There’s a ripple of reserved femininity running through fashion. Young women have been drawn to dresses with small-scale floral prints, puffy sleeves and poofy shoulders. Hay’s vision has been the most pure. It doesn’t have the pop culture edginess of Gucci or the accessibility of Coach. Her clothes are far more earnest.
For spring 2019, her intent is to explore the inherent tension in the style that she is proposing. Her work has a retro sensibility, but she uses contemporary fabrics, such as pink and green metallics. One can most easily envision these dresses out in the country, but they are meant for city dwellers — they were, after all, designed by a woman who grew up in Queens. They are modest, in that they are high-necked and reveal little skin; but they are so out of the ordinary and visually jarring that they immediately draw attention to themselves and whomever happens to be wearing them.
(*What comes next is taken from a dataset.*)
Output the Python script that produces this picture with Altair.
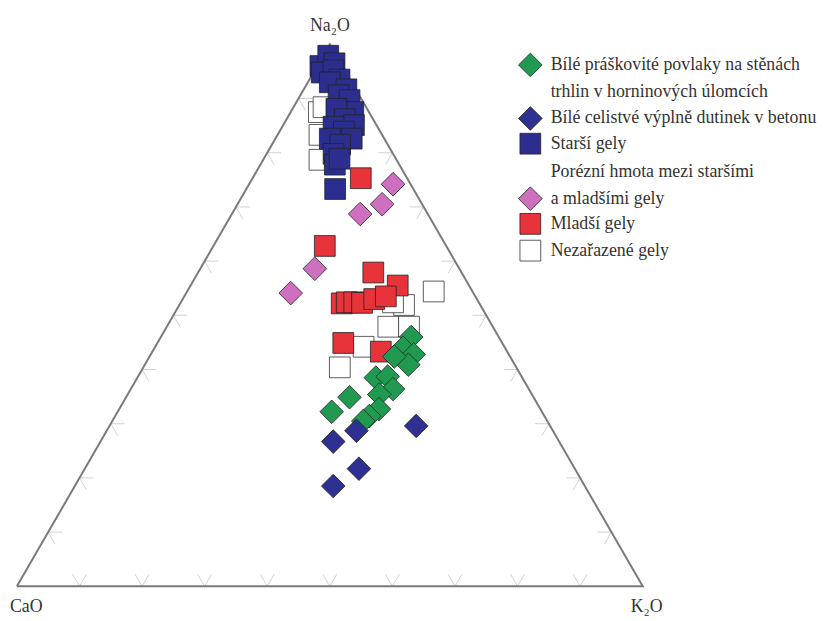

There is something intriguing about what Hay is proposing, which is to use fashion as a visually symbolic rejection of the slickness of contemporary life. This is her answer to streetwear, which allows one to move incognito through the public square. The only connections are with like-minded passersby who understand the codes of prestige written into a particular sweatshirt or pair of sneakers. Batsheva eschews anonymity. There’s no hiding in these clothes.
They are provocative but only because they are so darned civil and precious and sweet. They don’t swagger. They don’t brag.
Their power is in everything that they refuse to be.